SEOUL, Oct. 31 (UPI) -- South Korean female survivors of the pro-democracy movement in 1980 said that soldiers sexually assaulted them during their brutal crackdown on protesters, according to a government probe on Wednesday.
The joint government investigation confirmed a total of 17 cases of sexual violence during the May 18 Democratic Uprising in the southern city of Gwangju in 1980.
A mass protest took place in Gwangju against the authoritarian government under former President Chun Doo-hwan, who took power in a military coup.
The military crackdown killed more than 160 civilians and injured some 800 people, according to the May 18 Memorial Foundation, a non-profit foundation dedicated to the pro-democracy movement. Activists said more people were killed by the military crackdown under Chun's order.
Women victims said they were raped by two or more soldiers in uniform while they were threatened with guns. The probe found that victims include not only female protesters but also students and pregnant women.
The victims testified in interviews with the state probe team that they have been suffering from psychological trauma for 38 years and some have kept it a secret even from their family.

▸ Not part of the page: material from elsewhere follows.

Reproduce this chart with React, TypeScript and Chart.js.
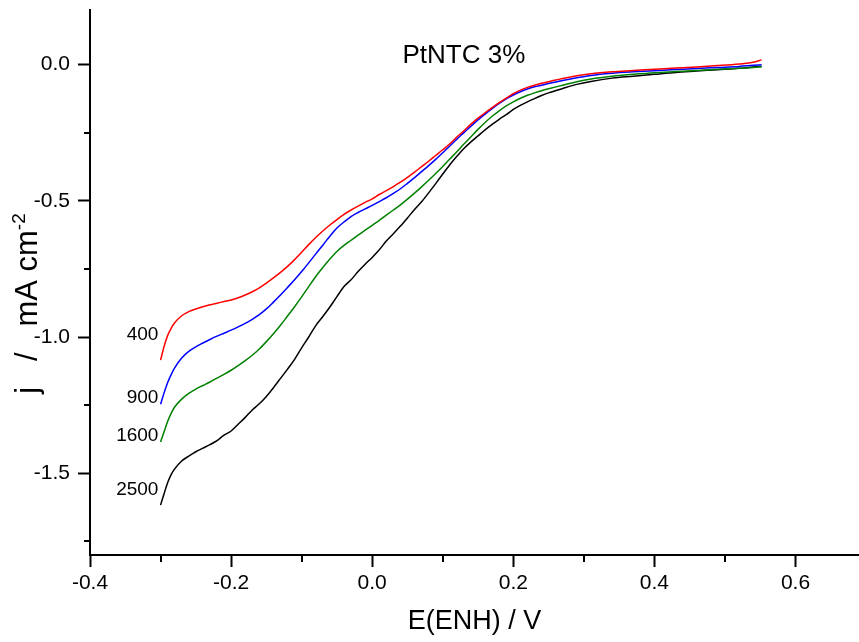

The probe found that most of the sexual assaults occurred in the early phase of the democracy movement between May 19-21, 1980. It also found 45 more cases of human rights abuses against women. Women protesters were sexually harassed while being held in prions or during investigations.
"The probe holds a historic meaning as it first investigates human rights abuse against women during the pro-democracy protests," said Lee Suk-jin, vice minister of the Ministry of Gender Equality and Family, which conducted the probe with the National Human Rights Commission of Korea and the Defense Ministry from June to October.
The ministry said it will help the victims receive psychological counseling for secondary damage from the interviews.